Under pressure from banks and regulators, the Financial Accounting Standards Board has decided to reverse itself and postpone the effective date of an accounting rule that would have forced financial institutions to move assets and liabilities from special-purpose entities such as mortgage-backed securities onto their balance sheets.

The board unanimously decided at a meeting Wednesday to change the date for when financial institutions would have to account for the special-purpose entities on the balance sheet.

The transition and effective dates for FASB Statement No. 140 and FASB Interpretation No. 46 (revised December 2003) will now be a single effective date for fiscal years beginning after Nov. 15, 2009, a year later than had been scheduled. The rules will thus go into effect for calendar-year companies in 2010 instead of 2009.

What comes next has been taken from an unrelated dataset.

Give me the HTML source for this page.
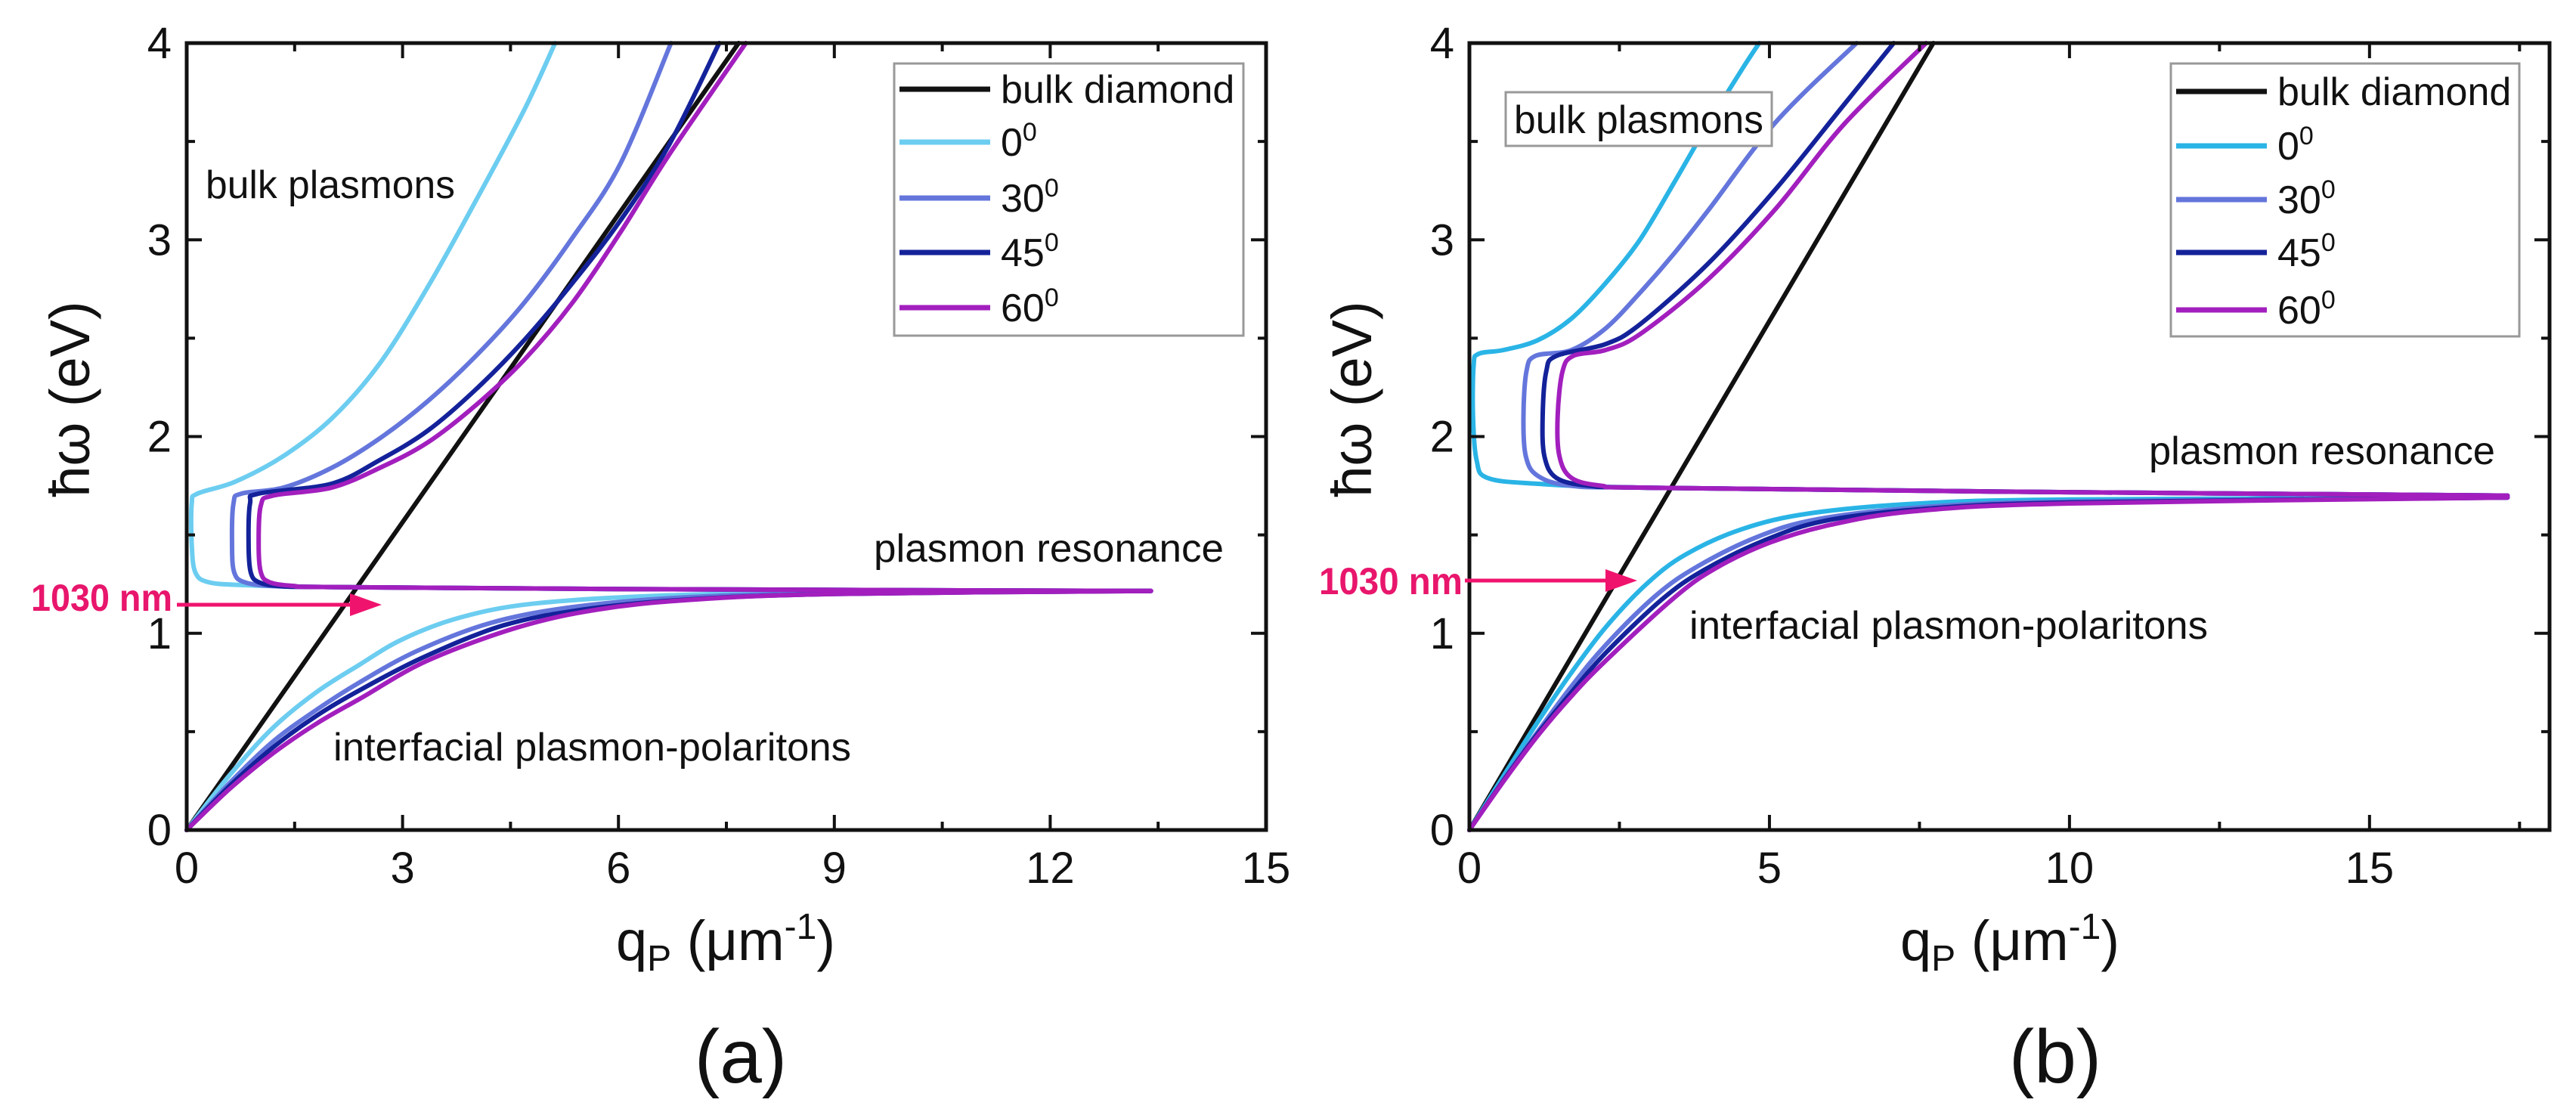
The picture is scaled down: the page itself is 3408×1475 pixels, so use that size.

Banking regulators had been concerned about the potential impact on Fannie Mae and Freddie Mac, as well as on banks, which would have needed to raise substantial amounts of fresh capital in today's difficult market. A Citigroup analyst estimated in May that banks in the U.S. could be forced to put up to $5 trillion worth of debt assets on their balance sheets once the rules went into effect.

While FASB agreed to delay the rule, it did so reluctantly. "It does pain me to allow something that has been abused by certain folks, to let that go on for another year," said FASB Chairman Bob Herz (pictured).